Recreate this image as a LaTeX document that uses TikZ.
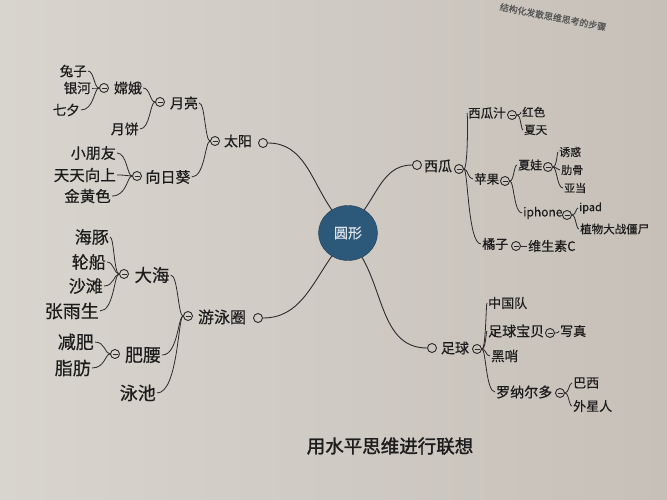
\documentclass[tikz,border=0pt]{standalone}
\usepackage{fontspec}
\setmainfont[FakeBold=0.4]{Noto Sans CJK SC}
\newfontfamily\capfont[FakeBold=1.6]{Noto Sans CJK SC}
\usetikzlibrary{calc,shapes.geometric}

\definecolor{paperl}{HTML}{D8D4CE}
\definecolor{paperr}{HTML}{C6C0B8}
\definecolor{inkline}{HTML}{2B2B2B}
\definecolor{inktext}{HTML}{1C1C1C}
\definecolor{rootblue}{HTML}{2C587A}

\tikzset{
  sz/.style={font=\fontsize{#1}{#1}\selectfont},
  word/.style={text=inktext,inner sep=1pt},
  wl/.style={word,anchor=east},
  wr/.style={word,anchor=west},
  knob/.style={circle,draw=inkline,line width=0.9pt,minimum size=9pt,inner sep=0pt},
  fold/.style={knob,path picture={\draw[inkline,line width=0.7pt]
      ([xshift=-2.5pt]path picture bounding box.center) -- ([xshift=2.5pt]path picture bounding box.center);}},
  lbr/.style={to path={.. controls ($(\tikztostart)+(-#1,0)$) and ($(\tikztostart |- \tikztotarget)+(-#1,0)$) .. (\tikztotarget)}},
  lbr/.default=5,
  rbr/.style={to path={.. controls ($(\tikztostart)+(#1,0)$) and ($(\tikztostart |- \tikztotarget)+(#1,0)$) .. (\tikztotarget)}},
  rbr/.default=4,
}

\begin{document}
\begin{tikzpicture}[x=1pt,y=-1pt,
    every edge/.style={draw=inkline,line width=0.8pt}]
  \useasboundingbox (0,0) rectangle (667,500);
  \shade[left color=paperl,right color=paperr] (0,0) rectangle (667,500);

  % centre
  \node[ellipse,fill=rootblue,draw=rootblue!70!black,minimum width=59pt,minimum height=55pt,
        text=white!85!rootblue,sz=14] (root) at (348,233) {圆形};

  % page header and caption
  \node[rotate=-11,text=inktext!75,sz=9] (header) at (553,17) {结构化发散思维思考的步骤};
  \node[text=inktext,font=\capfont\fontsize{18.5}{18.5}\selectfont] (title) at (390,446) {用水平思维进行联想};

  % left top: sun
  \node[word,sz=14] (sun) at (238,141) {太阳};
  \node[knob] (sunc) at (263,143) {};
  \node[fold] (sunm) at (215,141) {};
  \node[word,sz=14] (moon) at (184,103) {月亮};
  \node[fold] (moonm) at (160,102) {};
  \node[word,sz=14] (chang) at (128,88) {嫦娥};
  \node[fold] (changm) at (104,88) {};
  \node[wl,sz=13.5] (rabbit) at (88,71) {兔子};
  \node[wl,sz=13.5] (galaxy) at (92,88) {银河};
  \node[wl,sz=13.5] (qixi) at (81,110) {七夕};
  \node[wl,sz=14] (cake) at (140,129) {月饼};
  \node[word,sz=15] (flower) at (168,177) {向日葵};
  \node[fold] (flowerm) at (137,176) {};
  \node[wl,sz=15] (kid) at (117,153) {小朋友};
  \node[wl,sz=15.5] (upward) at (117,175) {天天向上};
  \node[wl,sz=15.5] (golden) at (112,196) {金黄色};

  % left bottom: swim ring
  \node[word,sz=16] (swim) at (222,317) {游泳圈};
  \node[knob] (swimc) at (258,318) {};
  \node[fold] (swimm) at (188,316) {};
  \node[word,sz=17.5] (sea) at (152,275) {大海};
  \node[fold] (seam) at (124,274) {};
  \node[wl,sz=17] (dolphin) at (110,237) {海豚};
  \node[wl,sz=17] (ship) at (107,262) {轮船};
  \node[wl,sz=17] (beach) at (104,286) {沙滩};
  \node[wl,sz=18] (singer) at (100,311) {张雨生};
  \node[word,sz=18] (waist) at (143,355) {肥腰};
  \node[fold] (waistm) at (115,354) {};
  \node[wl,sz=18] (diet) at (95,342) {减肥};
  \node[wl,sz=18] (fat) at (92,368) {脂肪};
  \node[wl,sz=18] (pool) at (157,393) {泳池};

  % right top: watermelon
  \node[word,sz=14] (melon) at (438,166) {西瓜};
  \node[knob] (melonc) at (417,165) {};
  \node[fold] (melonm) at (459,169) {};
  \node[wr,sz=12.5] (juice) at (467,113) {西瓜汁};
  \node[fold] (juicem) at (512,115) {};
  \node[wr,sz=11.5] (red) at (521,112) {红色};
  \node[wr,sz=11.5] (summer) at (523,130) {夏天};
  \node[wr,sz=12.5] (apple) at (473,179) {苹果};
  \node[fold] (applem) at (505,181) {};
  \node[wr,sz=12] (eve) at (517,165) {夏娃};
  \node[fold] (evem) at (548,167) {};
  \node[wr,sz=11] (lure) at (558,152) {诱惑};
  \node[wr,sz=11] (rib) at (560,170) {肋骨};
  \node[wr,sz=11] (adam) at (563,188) {亚当};
  \node[wr,sz=12] (iphone) at (522,213) {iphone};
  \node[fold] (iphonem) at (567,215) {};
  \node[wr,sz=11] (ipad) at (578,208) {ipad};
  \node[wr,sz=11.5] (pvz) at (579,229) {植物大战僵尸};
  \node[wr,sz=13] (orange) at (481,244) {橘子};
  \node[fold] (orangem) at (516,246) {};
  \node[wr,sz=13] (vitc) at (527,246) {维生素C};

  % right bottom: football
  \node[word,sz=14] (ball) at (455,348) {足球};
  \node[knob] (ballc) at (432,348) {};
  \node[fold] (ballm) at (477,349) {};
  \node[wr,sz=13] (team) at (487,303) {中国队};
  \node[wr,sz=14] (baby) at (487,331) {足球宝贝};
  \node[fold] (babym) at (550,333) {};
  \node[wr,sz=13] (photo) at (559,331) {写真};
  \node[wr,sz=13.5] (whistle) at (490,356) {黑哨};
  \node[wr,sz=14] (ronaldo) at (495,392) {罗纳尔多};
  \node[fold] (ronaldom) at (560,393) {};
  \node[wr,sz=13] (brazil) at (572,383) {巴西};
  \node[wr,sz=13] (alien) at (572,406) {外星人};

  % main branches
  \begin{scope}[every path/.style={draw=inkline,line width=0.9pt}]
    \path (sunc.east) to[out=0,in=125] (root);
    \path (swimc.east) to[out=0,in=235] (root);
    \path (melonc.west) to[out=180,in=55] (root);
    \path (ballc.west) to[out=180,in=-60] (root);
  \end{scope}

  % brackets
  \path (sunm.west) edge[lbr] (moon.east) edge[lbr] (flower.east);
  \path (moonm.west) edge[lbr] (chang.east) edge[lbr] (cake.east);
  \path (changm.west) edge[lbr] (rabbit.east) edge[lbr] (galaxy.east) edge[lbr] (qixi.east);
  \path (flowerm.west) edge[lbr] (kid.east) edge[lbr] (upward.east) edge[lbr] (golden.east);
  \path (swimm.west) edge[lbr] (sea.east) edge[lbr] (waist.east) edge[lbr] (pool.east);
  \path (seam.west) edge[lbr] (dolphin.east) edge[lbr] (ship.east) edge[lbr] (beach.east) edge[lbr] (singer.east);
  \path (waistm.west) edge[lbr] (diet.east) edge[lbr] (fat.east);

  \path (melonm.east) edge[rbr] (juice.west) edge[rbr] (apple.west) edge[rbr] (orange.west);
  \path (juicem.east) edge[rbr] (red.west) edge[rbr] (summer.west);
  \path (applem.east) edge[rbr] (eve.west) edge[rbr] (iphone.west);
  \path (evem.east) edge[rbr] (lure.west) edge[rbr] (rib.west) edge[rbr] (adam.west);
  \path (iphonem.east) edge[rbr] (ipad.west) edge[rbr] (pvz.west);
  \path (orangem.east) edge[rbr] (vitc.west);
  \path (ballm.east) edge[rbr] (team.west) edge[rbr] (baby.west) edge[rbr] (whistle.west) edge[rbr] (ronaldo.west);
  \path (babym.east) edge[rbr] (photo.west);
  \path (ronaldom.east) edge[rbr] (brazil.west) edge[rbr] (alien.west);
\end{tikzpicture}
\end{document}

═══

What is being asked
Go from the first line of the data above to the line containing "(title) at (390,446)" and retype exactly those lines, both included, but none of the pictures.

Output of the exercise
Recreate this image as a LaTeX document that uses TikZ.
\documentclass[tikz,border=0pt]{standalone}
\usepackage{fontspec}
\setmainfont[FakeBold=0.4]{Noto Sans CJK SC}
\newfontfamily\capfont[FakeBold=1.6]{Noto Sans CJK SC}
\usetikzlibrary{calc,shapes.geometric}

\definecolor{paperl}{HTML}{D8D4CE}
\definecolor{paperr}{HTML}{C6C0B8}
\definecolor{inkline}{HTML}{2B2B2B}
\definecolor{inktext}{HTML}{1C1C1C}
\definecolor{rootblue}{HTML}{2C587A}

\tikzset{
  sz/.style={font=\fontsize{#1}{#1}\selectfont},
  word/.style={text=inktext,inner sep=1pt},
  wl/.style={word,anchor=east},
  wr/.style={word,anchor=west},
  knob/.style={circle,draw=inkline,line width=0.9pt,minimum size=9pt,inner sep=0pt},
  fold/.style={knob,path picture={\draw[inkline,line width=0.7pt]
      ([xshift=-2.5pt]path picture bounding box.center) -- ([xshift=2.5pt]path picture bounding box.center);}},
  lbr/.style={to path={.. controls ($(\tikztostart)+(-#1,0)$) and ($(\tikztostart |- \tikztotarget)+(-#1,0)$) .. (\tikztotarget)}},
  lbr/.default=5,
  rbr/.style={to path={.. controls ($(\tikztostart)+(#1,0)$) and ($(\tikztostart |- \tikztotarget)+(#1,0)$) .. (\tikztotarget)}},
  rbr/.default=4,
}

\begin{document}
\begin{tikzpicture}[x=1pt,y=-1pt,
    every edge/.style={draw=inkline,line width=0.8pt}]
  \useasboundingbox (0,0) rectangle (667,500);
  \shade[left color=paperl,right color=paperr] (0,0) rectangle (667,500);

  % centre
  \node[ellipse,fill=rootblue,draw=rootblue!70!black,minimum width=59pt,minimum height=55pt,
        text=white!85!rootblue,sz=14] (root) at (348,233) {圆形};

  % page header and caption
  \node[rotate=-11,text=inktext!75,sz=9] (header) at (553,17) {结构化发散思维思考的步骤};
  \node[text=inktext,font=\capfont\fontsize{18.5}{18.5}\selectfont] (title) at (390,446) {用水平思维进行联想};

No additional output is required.